The Richland School District welcomed back 12,487 students on Tuesday -- 442 additional students compared with the first day of the 2013-14 school year.
The growth is spread among Richland's elementary and middle schools, said district spokesman Steve Aagaard, with a few central Richland elementary schools seeing as many as 50 to 60 more students.
"We're bursting at the seams, the new school (in south Richland) can't come soon enough," Assistant Superintendent Mike Hansen told the Richland school board Tuesday.
The Pasco School District saw growth but not at the same rapid pace as in recent years. Not all middle school and high school students attended classes Tuesday.
Of the K-6 students and freshmen who attended Tuesday, there were 254 more students than on the first day of classes last fall. That's about half as many new students as the district saw at the same time last year.

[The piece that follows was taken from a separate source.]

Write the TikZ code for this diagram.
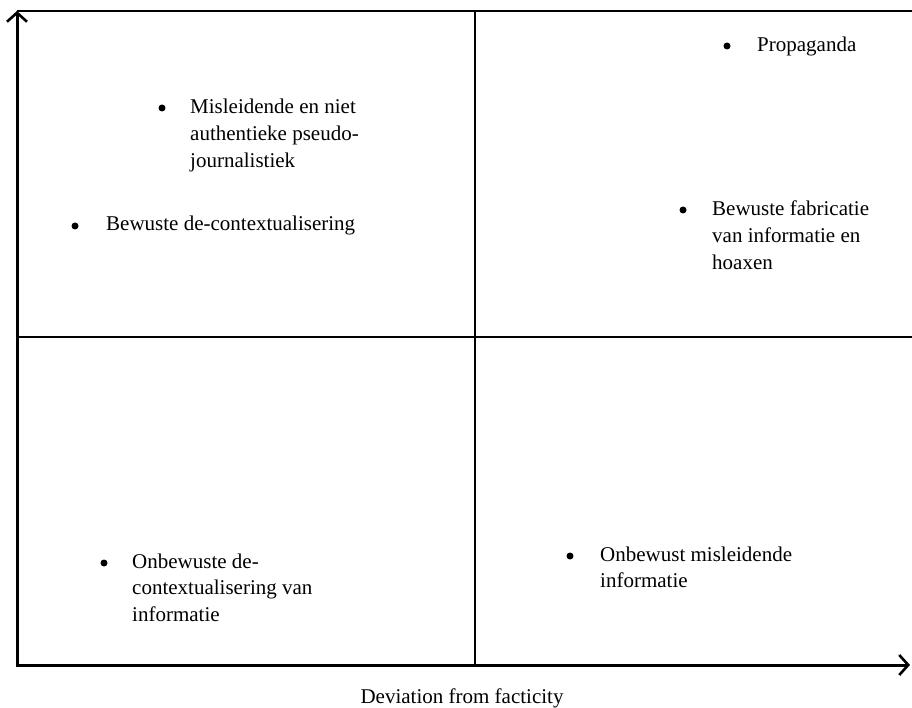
\documentclass[tikz,border=0pt]{standalone}
\usepackage{fontspec}
\setmainfont{Liberation Serif}
\usetikzlibrary{arrows.meta}
\begin{document}
\begin{tikzpicture}[x=1pt,y=-1pt,
  thinline/.style={line width=1.3pt},
  axisline/.style={line width=3pt},
  item/.style={anchor=base west,inner sep=0pt,align=left,font=\fontsize{21}{26.8}\selectfont},
  bulletdot/.style={circle,fill=black,inner sep=0pt,minimum size=7pt},
  axistip/.style={-{Straight Barb[length=9pt,width=20pt,line width=2.6pt]}}]
\useasboundingbox (0,0) rectangle (912,708);
% coordinates
\coordinate (O) at (17,665);
\coordinate (TL) at (17,11);
\coordinate (TR) at (912,11);
\coordinate (TM) at (475,11);
\coordinate (BM) at (475,665);
\coordinate (ML) at (17,337);
\coordinate (MR) at (912,337);
\coordinate (YE) at (17,11);
\coordinate (XE) at (910,665);
% grid lines
\draw[thinline] (TL) -- (TR);
\draw[thinline] (TM) -- (BM);
\draw[thinline] (ML) -- (MR);
% axes
\draw[axisline,axistip] (O) -- (YE);
\draw[axisline,axistip] ([xshift=-1.5pt]O) -- (XE);
% items (anchor at baseline of last line)
\node[bulletdot] (b1) at (727,46) {};
\node[item] (t1) at (757,52) {Propaganda};
\node[bulletdot] (b2) at (162,108) {};
\node[item] (t2) at (190,167.6) {Misleidende en niet\\authentieke pseudo-\\journalistiek};
\node[bulletdot] (b3) at (75,226) {};
\node[item] (t3) at (106,231) {Bewuste de-contextualisering};
\node[bulletdot] (b4) at (683,210) {};
\node[item] (t4) at (712,269.6) {Bewuste fabricatie\\van informatie en\\hoaxen};
\node[bulletdot] (b5) at (104,563) {};
\node[item] (t5) at (132,621.6) {Onbewuste de-\\contextualisering van\\informatie};
\node[bulletdot] (b6) at (570,556) {};
\node[item] (t6) at (600,587.8) {Onbewust misleidende\\informatie};
\node[anchor=base,inner sep=0pt,font=\fontsize{21}{26}\selectfont] (xl) at (462,703) {Deviation from facticity};
\end{tikzpicture}
\end{document}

"It's just the first day and we'll continue to monitor," said Pasco School District spokeswoman Leslee Caul.
There were about 1,057 new freshmen at Pasco's high schools Tuesday. All high school students will return to school today.
Tuesday's enrollment figures also included 8,094 K-5 Pasco students and 1,212 sixth-graders.
Kennewick school officials did not release student enrollment numbers Tuesday, saying they wouldn't have accurate data until after the Labor Day holiday.
"It's the first day of school and we still have families walking into our school offices to register for school," said Kennewick Superintendent Dave Bond in a release.
However, Kennewick will add 25 teaching positions this fall because of anticipated growth, with most of those new positions at the elementary school level, district officials said. Pasco and Richland are also increasing their personnel to accommodate additional students.
Richland and Pasco also are building schools, thanks to voter-approved bonds, to help ease classroom crowding. The Kennewick School Board will consider this fall a bond that would build three new schools and renovate or rebuild two others if passed by voters.
The districts are also bracing for more growth over the next few weeks. Officials note that some students don't begin attending classes until after the three-day Labor Day weekend.